The Maya had a very keen understanding of their surroundings and their universe. They had a view of the universe similar to the more modern religious belief systems with some differences. While, in our times, the concept of heaven and hell are more closely linked to the afterlife. However, the Maya perceived these as different stages of consciousness within the same universe. They saw life, death and afterlife as one single and unbreakable thing.
Similar to other religious beliefs, the Maya had a configuration of the universe divided into three layers.
- The heavenly layer was at the top and was divided into 13 levels and ruled by Oxlahuntikú (The Thirteen Gods). Heaven was arranged as a pyramid with earth as the second layer.
- The earth layer was the base of this pyramid and consisted in only one level, the one we know and is our home. This is where humans were supposed to live and nowhere else.

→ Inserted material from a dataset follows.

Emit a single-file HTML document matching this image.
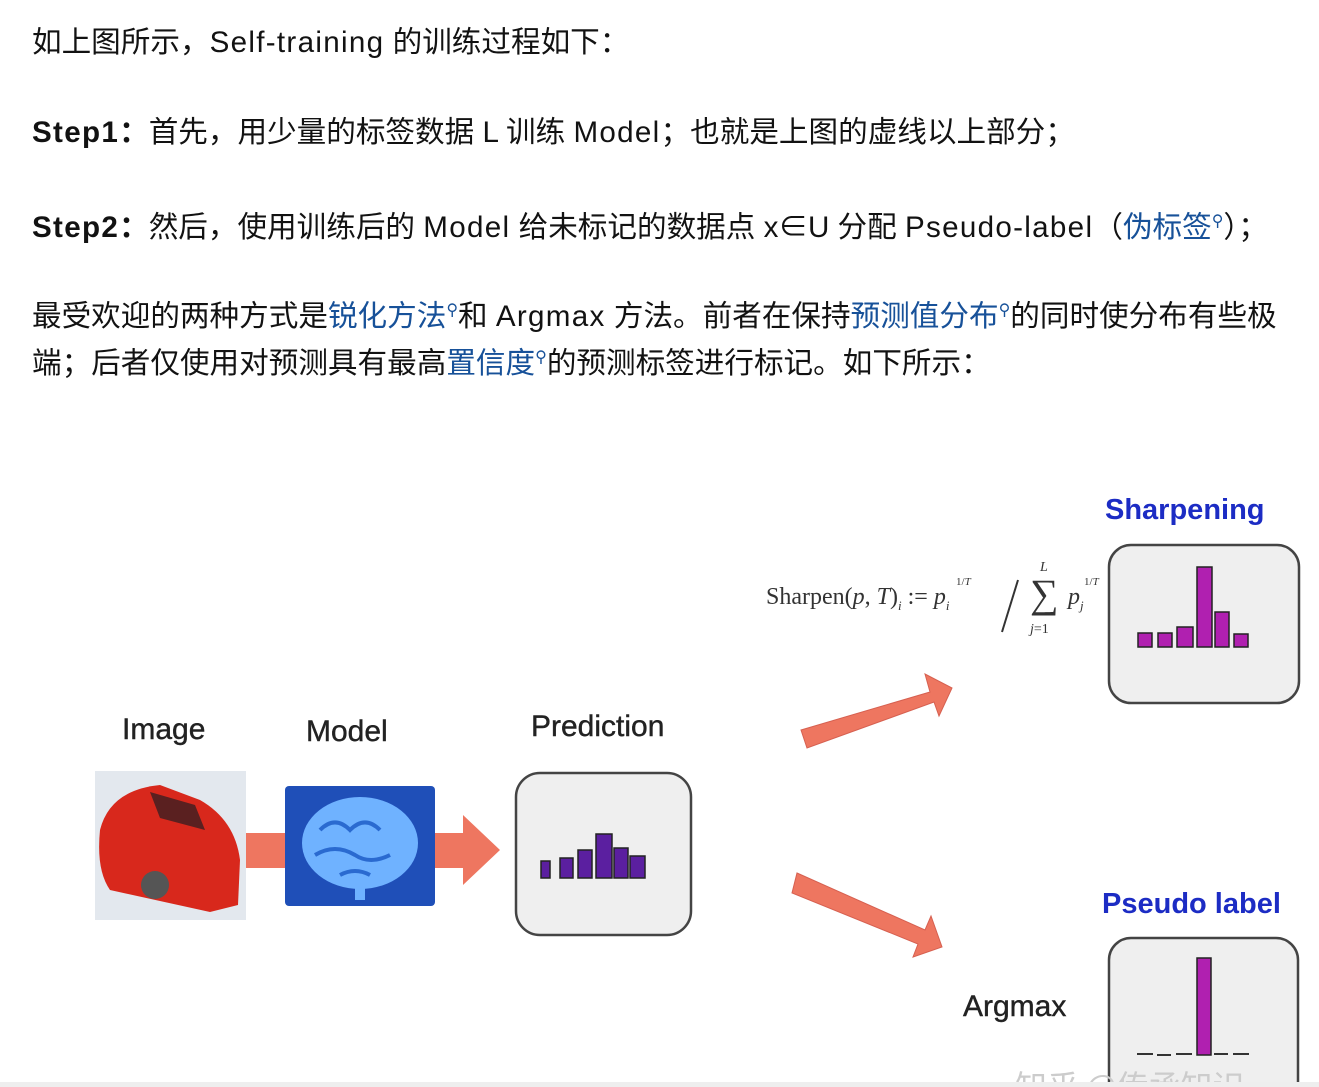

- The level of the underworld, which was divided in nine levels and was ruled by the Bolontikú.
At the very top of the celestial pyramid was the supreme god, Itzamná, balancing the energies between the levels of the universe.
The tree known by the Maya as Yaax-ché and by us as Ceiba, was considered sacred and served as a connection between the three worlds, perhaps because of the hollow spaces some ceiba trees have in their trunks and its long roots and branches. In fact, it was said that many of the mythological characters that went down to the Xibalbá (The Underworld) did it through the log of a ceiba.